Sterling has risen to its highest level against the dollar since 1981, breaking through the $2.010 mark.
The currency rose above $2 on Tuesday after unexpectedly high UK inflation figures indicated further interest rate rises were likely.
The Bank of England is widely expected to raise rates to 5.5% on 10 May and at least once more later in the year.
The dollar, which later eased back to $2.006 against sterling, also slid to a two-year low against the euro.
The pound was strengthened further by the release of the minutes of the Bank of England's last interest rate meeting at which two of nine members voted for an immediate rate rise.
Official figures also showed that average earnings rose at an annual rate of 4.6% over the three months to February, which is the fastest rate for almost three years.
The Bank of England is concerned that the current rate of inflation will encourage workers to press for higher wage settlements, which would create more inflation.
The Office for National Statistics pointed out that the rise in average earnings came entirely from bonuses, but those can still be inflationary.
The Dow Jones index fell in early trading, reflecting broader concerns about a slowdown in the US economy.
Analysts said economic uncertainty and the fact that interest rates may have to come down to safeguard growth were behind the dollar's weakness.
"Sterling's rise above $2 is a consequence of both sterling strength and dollar weakness," said Howard Archer, an economist at Global Insight.
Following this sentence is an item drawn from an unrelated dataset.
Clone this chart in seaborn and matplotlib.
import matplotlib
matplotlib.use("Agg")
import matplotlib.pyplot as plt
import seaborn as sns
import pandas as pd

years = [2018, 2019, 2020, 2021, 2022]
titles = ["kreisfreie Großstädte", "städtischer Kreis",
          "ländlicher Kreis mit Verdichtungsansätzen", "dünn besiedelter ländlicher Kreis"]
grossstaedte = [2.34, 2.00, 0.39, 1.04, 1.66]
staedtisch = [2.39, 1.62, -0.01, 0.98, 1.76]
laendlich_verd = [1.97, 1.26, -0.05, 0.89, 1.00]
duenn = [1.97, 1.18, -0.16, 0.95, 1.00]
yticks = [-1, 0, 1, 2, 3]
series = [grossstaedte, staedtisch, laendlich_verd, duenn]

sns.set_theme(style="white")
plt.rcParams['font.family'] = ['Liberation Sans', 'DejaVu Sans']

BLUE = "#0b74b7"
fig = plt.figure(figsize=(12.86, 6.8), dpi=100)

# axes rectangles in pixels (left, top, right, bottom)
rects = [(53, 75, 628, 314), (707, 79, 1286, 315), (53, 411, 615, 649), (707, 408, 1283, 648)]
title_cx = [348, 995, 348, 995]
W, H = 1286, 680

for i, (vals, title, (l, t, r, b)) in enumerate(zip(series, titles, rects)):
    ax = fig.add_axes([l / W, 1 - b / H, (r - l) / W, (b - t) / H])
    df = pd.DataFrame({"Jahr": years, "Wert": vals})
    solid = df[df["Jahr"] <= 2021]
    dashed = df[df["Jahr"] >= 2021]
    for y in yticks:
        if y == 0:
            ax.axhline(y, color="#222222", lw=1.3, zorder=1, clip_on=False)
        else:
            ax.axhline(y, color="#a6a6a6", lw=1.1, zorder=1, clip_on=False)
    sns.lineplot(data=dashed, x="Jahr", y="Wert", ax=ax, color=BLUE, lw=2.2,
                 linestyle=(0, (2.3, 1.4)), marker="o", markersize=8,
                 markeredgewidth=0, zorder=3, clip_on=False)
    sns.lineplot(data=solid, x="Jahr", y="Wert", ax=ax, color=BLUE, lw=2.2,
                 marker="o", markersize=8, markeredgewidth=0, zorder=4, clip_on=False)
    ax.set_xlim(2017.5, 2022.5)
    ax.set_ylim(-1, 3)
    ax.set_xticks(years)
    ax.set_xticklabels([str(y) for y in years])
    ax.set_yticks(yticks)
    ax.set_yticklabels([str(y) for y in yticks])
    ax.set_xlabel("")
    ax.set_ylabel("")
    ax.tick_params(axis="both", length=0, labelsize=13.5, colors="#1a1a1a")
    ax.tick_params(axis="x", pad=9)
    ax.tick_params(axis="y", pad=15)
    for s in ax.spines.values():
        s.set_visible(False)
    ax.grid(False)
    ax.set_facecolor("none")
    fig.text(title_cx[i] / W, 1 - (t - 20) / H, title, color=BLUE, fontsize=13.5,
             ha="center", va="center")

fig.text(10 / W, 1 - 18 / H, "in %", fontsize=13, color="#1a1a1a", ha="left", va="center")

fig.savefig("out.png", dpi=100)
David Watt, a foreign exchange strategist at RBC Capital Markets in Toronto, said the latest movements represented a "very broad move" against the dollar.
"The paradigm is shifting, with investors now seeing Europe as a main engine for growth, with higher rates, and in turn they are shunning the dollar," he added.
Higher interest rates increase demand for a currency as investors look to buy into assets that offer higher yields.
"The negative dollar sentiment right now is related to the US economy's potential for further slowdown and therefore rate cuts from the Fed," said David Powell, senior currency strategist, at IDEAglobal.
"We do expect the US to return to trend growth toward the end of the year," he added.
"But in the meantime, we could be in for a period of sustained dollar weakness and we expect that to be most pronounced against the euro and sterling in the coming days and weeks."
The dollar also slid to 17-year low against the Australian dollar, worth 1.200 Australian dollars.